La prima uscita ufficiale della parola sfregio pare sia dovuta ad Alfredo Panzini che nel suo Dizionario moderno – Supplemento ai Dizionari italiani (Hoepli 1905) scrisse: «Nel dialetto napoletano indica il colpo di rasoio dato a tradimento sul volto, solitamente a scopo di vendetta amorosa». La parola sfregio dunque è parola del sud. Di chiare origini napoletane.
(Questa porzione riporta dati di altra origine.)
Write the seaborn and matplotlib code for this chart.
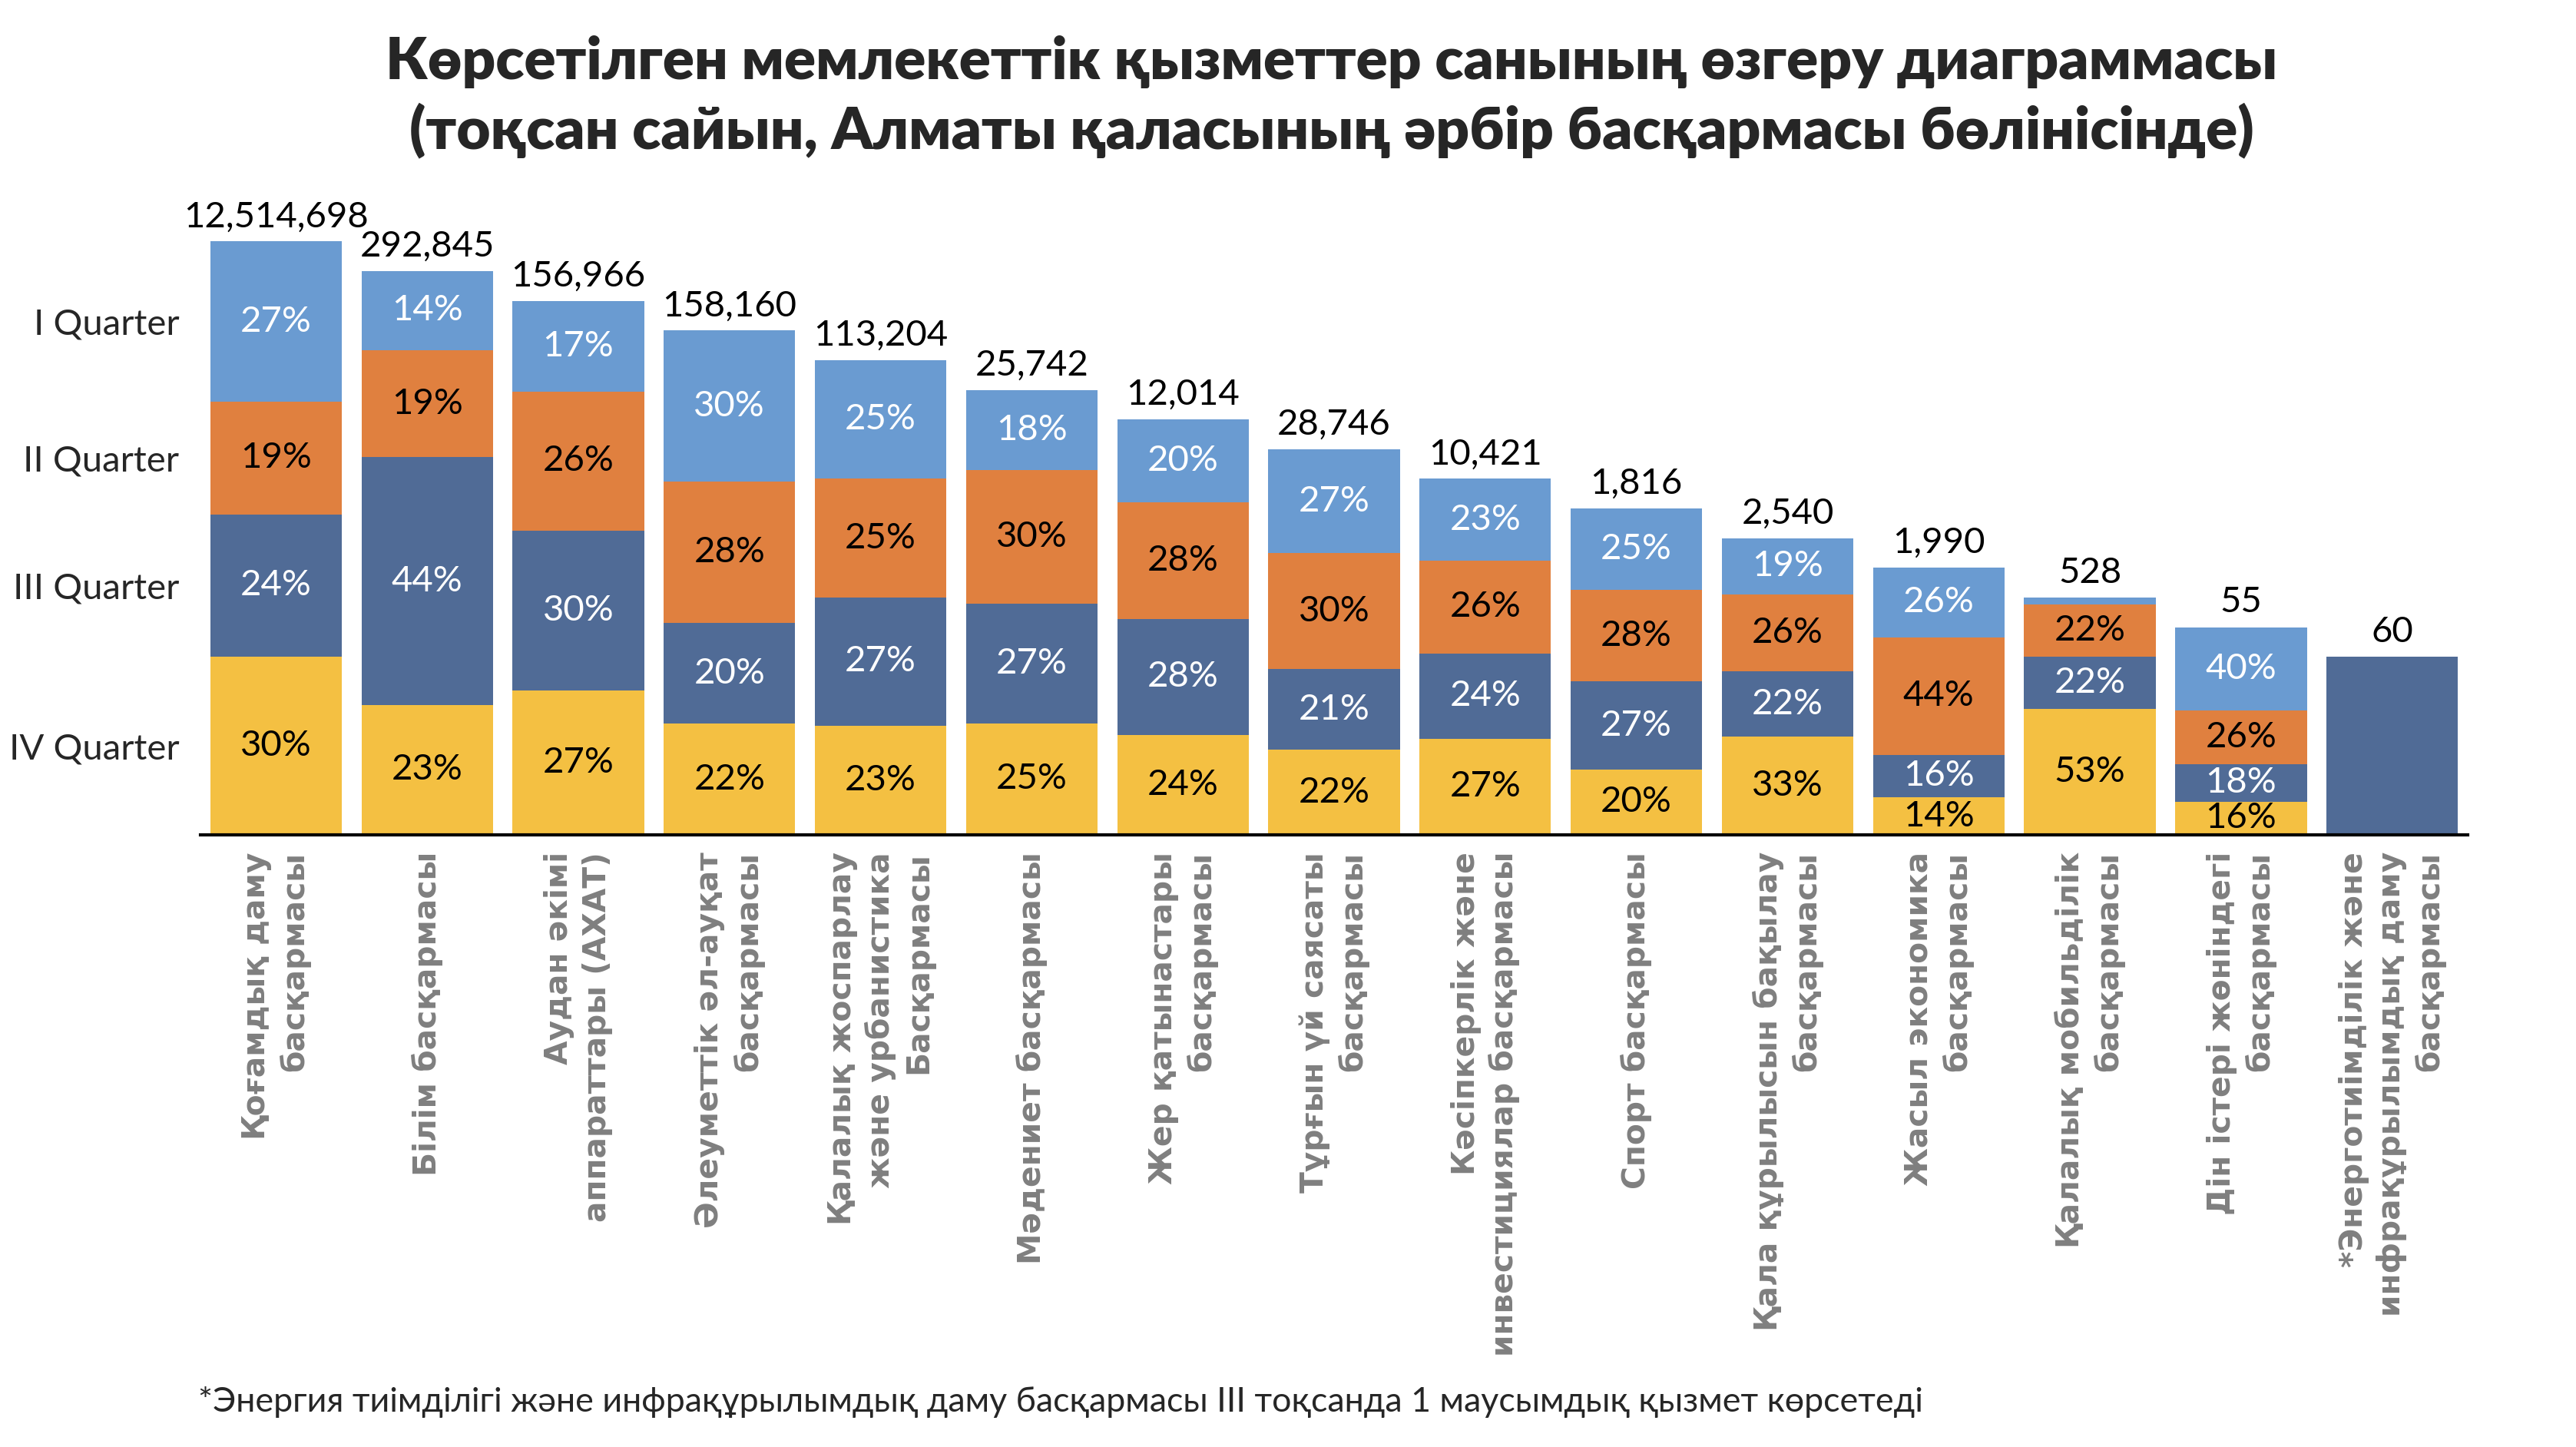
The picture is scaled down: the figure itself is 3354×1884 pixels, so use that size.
import matplotlib
matplotlib.use("Agg")
import matplotlib.pyplot as plt
import seaborn as sns
import pandas as pd
import numpy as np

categories = [
    "Қоғамдық даму\nбасқармасы",
    "Білім басқармасы",
    "Аудан әкімі\nаппараттары (АХАТ)",
    "Әлеуметтік әл-ауқат\nбасқармасы",
    "Қалалық жоспарлау\nжәне урбанистика\nБасқармасы",
    "Мәдениет басқармасы",
    "Жер қатынастары\nбасқармасы",
    "Тұрғын үй саясаты\nбасқармасы",
    "Кәсіпкерлік және\nинвестициялар басқармасы",
    "Спорт басқармасы",
    "Қала құрылысын бақылау\nбасқармасы",
    "Жасыл экономика\nбасқармасы",
    "Қалалық мобильділік\nбасқармасы",
    "Дін істері жөніндегі\nбасқармасы",
    "*Энерготиімділік және\nинфрақұрылымдық даму\nбасқармасы",
]
q1 = [27, 14, 17, 30, 25, 18, 20, 27, 23, 25, 19, 26, 3, 40, 0]
q2 = [19, 19, 26, 28, 25, 30, 28, 30, 26, 28, 26, 44, 22, 26, 0]
q3 = [24, 44, 30, 20, 27, 27, 28, 21, 24, 27, 22, 16, 22, 18, 100]
q4 = [30, 23, 27, 22, 23, 25, 24, 22, 27, 20, 33, 14, 53, 16, 0]
totals = [12514698, 292845, 156966, 158160, 113204, 25742, 12014, 28746,
          10421, 1816, 2540, 1990, 528, 55, 60]
bar_heights = [20, 19, 18, 17, 16, 15, 14, 13, 12, 11, 10, 9, 8, 7, 6]
quarter_labels = ["I Quarter", "II Quarter", "III Quarter", "IV Quarter"]
title = ("Көрсетілген мемлекеттік қызметтер санының өзгеру диаграммасы\n"
         "(тоқсан сайын, Алматы қаласының әрбір басқармасы бөлінісінде)")
footnote = ("*Энергия тиімділігі және инфрақұрылымдық даму басқармасы "
            "III тоқсанда 1 маусымдық қызмет көрсетеді")

colors = {"I": "#6A9BD1", "II": "#E0803F", "III": "#506B96", "IV": "#F4C042"}
text_colors = {"I": "white", "II": "black", "III": "white", "IV": "black"}

sns.set_style("white")
plt.rcParams['font.family'] = ['Lato', 'DejaVu Sans']

df = pd.DataFrame({"cat": categories, "I": q1, "II": q2, "III": q3, "IV": q4,
                   "total": totals, "h": bar_heights})
s = df[["I", "II", "III", "IV"]].sum(axis=1)
for q in ["I", "II", "III", "IV"]:
    df["seg_" + q] = df[q] / s * df["h"]
# stacking order bottom -> top: IV, III, II, I
df["top_IV"] = df["seg_IV"]
df["top_III"] = df["top_IV"] + df["seg_III"]
df["top_II"] = df["top_III"] + df["seg_II"]
df["top_I"] = df["top_II"] + df["seg_I"]

fig = plt.figure(figsize=(16.77, 9.42), dpi=200)
ax = fig.add_axes([0.0778, 0.4231, 0.958 - 0.0778, 0.8331 - 0.4231])

for q in ["I", "II", "III", "IV"]:
    sns.barplot(data=df, x="cat", y="top_" + q, order=categories,
                color=colors[q], saturation=1, width=0.87, ax=ax,
                edgecolor="none", linewidth=0)

ax.set_xlim(-0.5, 14.5)
ax.set_ylim(0, 20)

# percent labels
for i, row in df.iterrows():
    for q in ["IV", "III", "II", "I"]:
        pct = row[q]
        if pct < 5 or pct >= 100:
            continue
        top = row["top_" + q]
        mid = top - row["seg_" + q] / 2
        ax.text(i, mid, f"{pct}%", ha="center", va="center",
                color=text_colors[q], fontsize=17)
    ax.annotate(f"{row['total']:,}", xy=(i, row["h"]), xytext=(0, 4),
                textcoords="offset points", ha="center", va="bottom",
                fontsize=17, color="black", annotation_clip=False)

# quarter labels on y axis at midpoints of first bar's segments
r0 = df.iloc[0]
ypos = [r0["top_" + q] - r0["seg_" + q] / 2 for q in ["I", "II", "III", "IV"]]
ax.set_yticks(ypos)
ax.set_yticklabels(quarter_labels, fontsize=17)
ax.tick_params(axis="y", length=0, pad=10)

ax.set_xlabel("")
ax.set_ylabel("")
ax.set_xticks(range(len(categories)))
ax.set_xticklabels(categories, rotation=90, ha="center", va="top",
                   fontsize=14.7, color="#7F7F7F", fontweight="bold",
                   family=["DejaVu Sans"], multialignment="right",
                   linespacing=1.3)
ax.tick_params(axis="x", length=0, pad=8)

for sp in ["top", "right", "left"]:
    ax.spines[sp].set_visible(False)
ax.spines["bottom"].set_color("black")
ax.spines["bottom"].set_linewidth(1.5)

fig.text(0.517, 0.933, title, ha="center", va="center", fontsize=27.5,
         fontweight="heavy", linespacing=1.3)
fig.text(0.077, 0.031, footnote, ha="left", va="center", fontsize=16.1)

fig.savefig("out.png", dpi=200)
Nella lessicografia nazionale – quindi non più solo partenopea – si è però addolcita. O se preferite allargata perdendo le sue caratteristiche focose. Richiama a sé termini più generici quali taglio, ferita, cicatrice, graffio e lesione. Ma è un inganno. Questi sinonimi si riferiscono infatti a tutte le parti del corpo umano, mentre sfregio, nella sua accezione più vera, va diritto al volto e solo ad esso. Sfregio è allora l’offesa indimenticabile. Irredimibile. L’offesa – e qui ci sta tutto l’orgoglio napoletano – ingiuriosa che porta a gemellarsi con insolenza e oltraggio. Qualcosa di insanabile da lavare col sangue.
Questa parola dunque richiama a un insulto che non si può curare con un semplice cerotto. Né buttandoci sopra un po’ di disinfettante. È un termine assoluto, qualcosa che brucia, qualcosa che non contempla il perdono. Lo sfregio, in sostanza, ha la caratteristica di rimanere ben esposto alla vista di tutti e questo annulla ogni ipotesi di assoluzione. È un ricordo perenne. Un fatto indelebile con non si accompagnerà mai, negli anni a venire, con ipotesi di clemenza per il torto – o i torti – subiti. Né potrà essere dimenticata.
Diventano allora frasi dense di significato e quindi con un loro portato di onta non riscattabile frasi come “sfregio alla democrazia” o “sfregio alla Costituzione”. Il loro senso è diverso dall’aver subito un colpo, più o meno duro, da un avversario politico. La parola sfregio sta lì, altera e solitaria come un guerriero, a ricordarci che quel certo gesto, quella certa frase, quel certo principio infilato subdolamente nella notte in una importante legge, ha prodotto una ferita dolorosa, Non rimarginabile. Qualcosa che è diventato memoria. Che s’è scolpito nel ceppo marmoreo del ricordo. È allora importante, di questi tempi, riscoprire il significato di certe parole. A chi crede che la democrazia sia qualcosa di dato, naturale e immodificabile, un sistema che si alimenta stancamente di sé stesso e non invece un’organizzazione sociale delicata e fragile da difendere giorno per giorno, vogliamo ricordare che il fascismo, in tutte le forme antiche e moderne con cui si manifesta, è il suo/nostro sfregio.